Once upon a time, there was a very happy lady named Marianne who had one thing missing from her life. She wanted a baby. But since Marianne didn't have a husband, she went to a doctor, who gave her seeds from a kind and generous man called a donor. Nine months later, out popped a beautiful baby boy named Sam.

That's the story Marianne Boswell, a single mother in a suburb of Boston, tells her five-year-old to help him understand why he doesn't have a daddy. Like many single moms who become parents without a husband or partner, Marianne doesn't have an easy life raising a son on her own. But perhaps the biggest challenge is trying to answer Sam's inevitable questions. "He knows that we're a family with a mommy and a nana," says Marianne, 47, an executive recruiter. "But I still cringe on Father's Day."

More and more women are facing the same issues. According to the U.S. Census Bureau, 32% of all births today are to unmarried women, up from just 5.3% in 1960. While teenage pregnancies have declined, there has been a dramatic upsurge among college-educated career women like Marianne. Some got pregnant by accident. But many more have made the conscious decision to have a child on their own because they haven't found Mr. Adequate, let alone Mr. Right. "Now almost everyone seems to know someone firsthand or secondhand who has done it," says Jane Mattes, founder of Single Mothers by Choice, a 4,000-member international support group. "That's a huge cultural difference."
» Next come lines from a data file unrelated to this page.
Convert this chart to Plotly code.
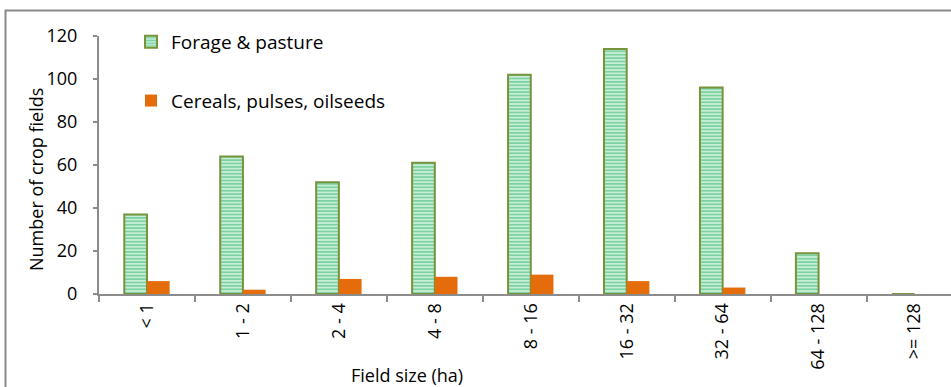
import plotly.graph_objects as go

# Field-size classes (ha) and number of crop fields per class
size_classes = ["< 1", "1 - 2", "2 - 4", "4 - 8", "8 - 16", "16 - 32", "32 - 64", "64 - 128", ">= 128"]
forage_pasture = [37, 64, 52, 61, 102, 114, 96, 19, 0]
cereals_pulses_oilseeds = [6, 2, 7, 8, 9, 6, 3, 0, 0]
y_ticks = [0, 20, 40, 60, 80, 100, 120]

W, H = 951, 387
L, R, T, B = 99, 0, 36, 93
PW, PH = W - L - R, H - T - B

def px_x(px):
    return (px - L) / PW

def px_y(py):
    return (H - B - py) / PH

FONT = "Open Sans"
AXIS_GREY = "#8c8c8c"

fig = go.Figure()
fig.add_trace(go.Bar(
    name="Forage & pasture",
    x=size_classes, y=forage_pasture,
    legendgroup="a",
    marker=dict(
        color="#e3f6e9",
        line=dict(color="#77933c", width=2),
        pattern=dict(shape="-", fgcolor="#12b058", bgcolor="#e3f6e9", size=3.4, solidity=0.62),
    ),
))
fig.add_trace(go.Bar(
    name="Cereals, pulses, oilseeds",
    x=size_classes, y=cereals_pulses_oilseeds,
    legendgroup="b",
    marker=dict(color="#e46c0a", line=dict(width=0)),
))

fig.update_layout(
    width=W, height=H,
    margin=dict(l=L, r=R, t=T, b=B, pad=0),
    paper_bgcolor="white", plot_bgcolor="white",
    barmode="group", bargap=0.527, bargroupgap=0,
    font=dict(family=FONT, size=17, color="#000000"),
    showlegend=True,
    legend=dict(
        x=px_x(131), y=px_y(23), xanchor="left", yanchor="top",
        bgcolor="rgba(0,0,0,0)", font=dict(size=19, family=FONT),
        tracegroupgap=31, itemwidth=30,
    ),
    xaxis=dict(
        type="category", categoryorder="array", categoryarray=size_classes,
        range=[-0.5, 8.38],
        showline=True, linecolor=AXIS_GREY, linewidth=2,
        ticks="outside", ticklen=6, tickwidth=2, tickcolor=AXIS_GREY,
        tickson="boundaries", tickangle=-90,
        tickfont=dict(size=18, family=FONT),
        showgrid=False, zeroline=False,
    ),
    xaxis2=dict(
        overlaying="x", anchor="y", side="bottom",
        range=[-0.5, 8.38], tickvals=[0.5, 1.5, 2.5, 3.5, 4.5, 5.5, 6.5, 7.5],
        ticks="inside", ticklen=6, tickwidth=2, tickcolor=AXIS_GREY,
        showticklabels=False, showline=False, showgrid=False, zeroline=False,
    ),
    yaxis=dict(
        range=[0, 120], tickvals=y_ticks,
        showline=True, linecolor=AXIS_GREY, linewidth=2,
        ticks="outside", ticklen=4, tickwidth=2, tickcolor=AXIS_GREY,
        ticklabelstandoff=12,
        tickfont=dict(size=18, family=FONT),
        showgrid=False, zeroline=False,
    ),
)

# Chart-area frame
fig.add_shape(
    type="rect", xref="paper", yref="paper",
    x0=px_x(5.5), x1=px_x(1000), y0=px_y(10.5), y1=px_y(450),
    line=dict(color="#8a8a8a", width=2), fillcolor="rgba(0,0,0,0)", layer="above",
)

# Figure caption above the frame
fig.add_annotation(
    text="Figure 5. Forage & pasture and cereals, pulses, oilseeds fields",
    xref="paper", yref="paper", x=px_x(1), y=px_y(-5),
    xanchor="left", yanchor="bottom", showarrow=False,
    font=dict(size=16, family=FONT, color="#000000"),
)

# Axis titles
fig.add_annotation(
    text="Field size (ha)", xref="paper", yref="paper",
    x=px_x(407), y=px_y(375), xanchor="center", yanchor="middle",
    showarrow=False, font=dict(size=18, family=FONT, color="#000000"),
)
fig.add_annotation(
    text="Number of crop fields", xref="paper", yref="paper",
    x=px_x(36), y=px_y(180), xanchor="center", yanchor="middle",
    textangle=-90, showarrow=False,
    font=dict(size=18, family=FONT, color="#000000"),
)

fig.write_html("out.html")
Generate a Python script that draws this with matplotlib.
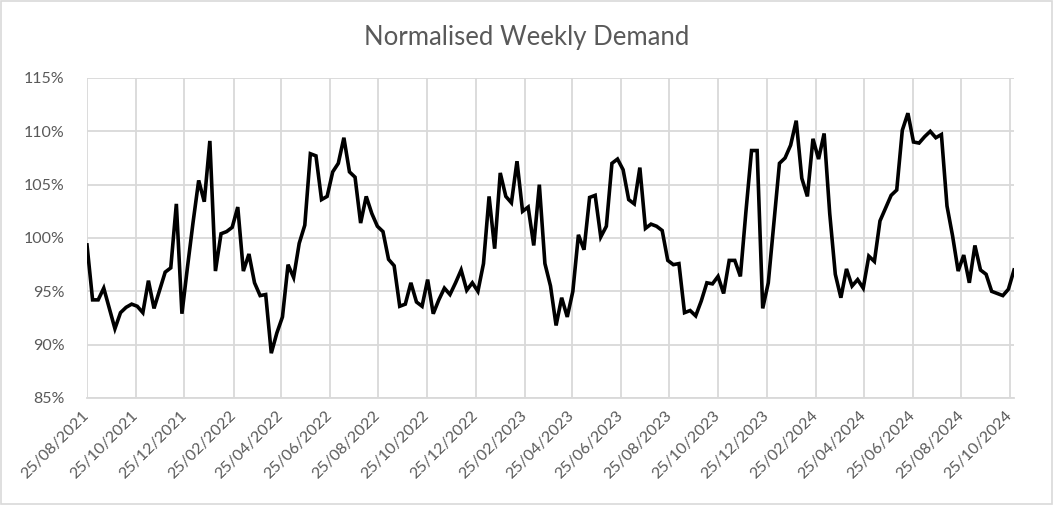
import matplotlib
matplotlib.use("Agg")
import matplotlib.pyplot as plt
from matplotlib.ticker import FuncFormatter, MultipleLocator
from matplotlib.patches import Rectangle
import pandas as pd

title = "Normalised Weekly Demand"
start_date = "2021-08-25"
demand_pct = [
    99.35, 94.2, 94.2, 95.3, 93.4, 91.5, 93.0, 93.5, 93.8, 93.6,
    93.0, 96.0, 93.4, 95.1, 96.8, 97.2, 103.2, 92.9, 97.3, 101.5,
    105.4, 103.4, 109.1, 96.9, 100.4, 100.6, 101.0, 102.9, 96.9, 98.5,
    95.8, 94.6, 94.7, 89.2, 91.1, 92.6, 97.5, 96.3, 99.5, 101.2,
    107.9, 107.7, 103.6, 103.9, 106.2, 107.0, 109.4, 106.2, 105.7, 101.4,
    103.9, 102.3, 101.1, 100.6, 98.0, 97.4, 93.6, 93.8, 95.8, 94.0,
    93.6, 96.1, 92.9, 94.2, 95.3, 94.7, 95.8, 97.0, 95.1, 95.8,
    95.0, 97.6, 103.9, 99.0, 106.1, 103.9, 103.3, 107.2, 102.5, 102.9,
    99.3, 105.0, 97.6, 95.5, 91.8, 94.4, 92.6, 95.0, 100.3, 98.9,
    103.8, 104.0, 100.1, 101.1, 107.0, 107.4, 106.4, 103.6, 103.2, 106.6,
    100.9, 101.3, 101.1, 100.7, 97.9, 97.5, 97.6, 93.0, 93.2, 92.7,
    94.1, 95.8, 95.7, 96.4, 94.8, 97.9, 97.9, 96.4, 102.5, 108.2,
    108.2, 93.4, 95.8, 101.4, 107.0, 107.5, 108.7, 111.0, 105.6, 103.9,
    109.3, 107.4, 109.8, 102.3, 96.6, 94.4, 97.1, 95.5, 96.1, 95.3,
    98.3, 97.8, 101.6, 102.8, 104.0, 104.5, 110.1, 111.7, 109.0, 108.9,
    109.5, 110.0, 109.4, 109.7, 103.0, 100.2, 96.9, 98.4, 95.8, 99.3,
    97.0, 96.6, 95.0, 94.8, 94.6, 95.2, 97.0,
]
tick_labels = [
    "25/08/2021", "25/10/2021", "25/12/2021", "25/02/2022", "25/04/2022",
    "25/06/2022", "25/08/2022", "25/10/2022", "25/12/2022", "25/02/2023",
    "25/04/2023", "25/06/2023", "25/08/2023", "25/10/2023", "25/12/2023",
    "25/02/2024", "25/04/2024", "25/06/2024", "25/08/2024", "25/10/2024",
]

dates = pd.date_range(start_date, periods=len(demand_pct), freq="7D")
values = [v / 100 for v in demand_pct]
tick_dates = pd.to_datetime(tick_labels, format="%d/%m/%Y")

plt.rcParams["font.family"] = ["Lato", "DejaVu Sans"]
grid_c = "#d9d9d9"
text_c = "#595959"

fig = plt.figure(figsize=(10.54, 5.05), dpi=100)
ax = fig.add_axes([87 / 1054, 1 - 398 / 505, (1014 - 87) / 1054, (398 - 78) / 505])

ax.plot(dates, values, color="black", linewidth=2.6, solid_joinstyle="miter")

ax.set_ylim(0.85, 1.15)
ax.yaxis.set_major_locator(MultipleLocator(0.05))
ax.yaxis.set_major_formatter(FuncFormatter(lambda v, p: f"{v*100:.0f}%"))
ax.set_xlim(dates[0], dates[-1])
ax.set_xticks(tick_dates)
ax.set_xticklabels(tick_labels, rotation=45, ha="right", va="center", rotation_mode="anchor")

ax.grid(True, color=grid_c, linewidth=1.3)
ax.set_axisbelow(True)
for s in ["top", "right", "left"]:
    ax.spines[s].set_visible(False)
ax.spines["bottom"].set_color(grid_c)
ax.spines["bottom"].set_linewidth(1.3)
ax.tick_params(axis="both", length=0, colors=text_c, labelsize=11.5)
ax.tick_params(axis="x", pad=11)
ax.tick_params(axis="y", pad=16)

fig.text(0.5, 1 - 37 / 505, title, ha="center", va="center", fontsize=18.5, color=text_c)
fig.patches.append(Rectangle((0.001, 0.002), 0.997, 0.996, transform=fig.transFigure,
                             fill=False, edgecolor=grid_c, linewidth=1.2))

fig.savefig("out.png", dpi=100, facecolor="white")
Several developments have helped boost the popularity of single motherhood. With better-paying jobs and greater career opportunities, more women can afford it. Advances in the technology of conception, such as in-vitro fertilization, have made it much more feasible, even in the later childbearing years. Meanwhile, adoption by single mothers has become a more accepted option.

Not so long ago, this breed of single mom was considered eccentric at best, man hating and antifamily at worst. A woman whose husband had died or whose boyfriend had run off could be regarded as a victim, but one who deliberately set out to have a child without a father was a threat to traditional family values. Who can forget Vice President Dan Quayle's attack on TV single mom Murphy Brown eight years ago? Well, it seems many people have. With increasing numbers of middle-class women parenting alone, the stigma of being a single mother is fading.

Still, single mothers are not immune to their own doubts--not least, wondering whether their child will suffer from the lack of a two-parent upbringing. Some research has indicated that children of single mothers are more prone to academic and emotional problems, especially during their teen years. However, those studies tended to focus on poor families headed by teen mothers and kids of divorced parents. A Cornell University study of six- and seven-year-olds found that the mere fact of single parenthood does not mean that a child will have trouble academically. Henry Ricciuti, professor emeritus of human development and author of Single Parenthood and School Readiness, found that the mother's educational level and ability, rather than the absence of a father, have the most influence on a child's school readiness. Says he: "Single parenthood shouldn't be seen, in and of itself, as a damaging factor to the child."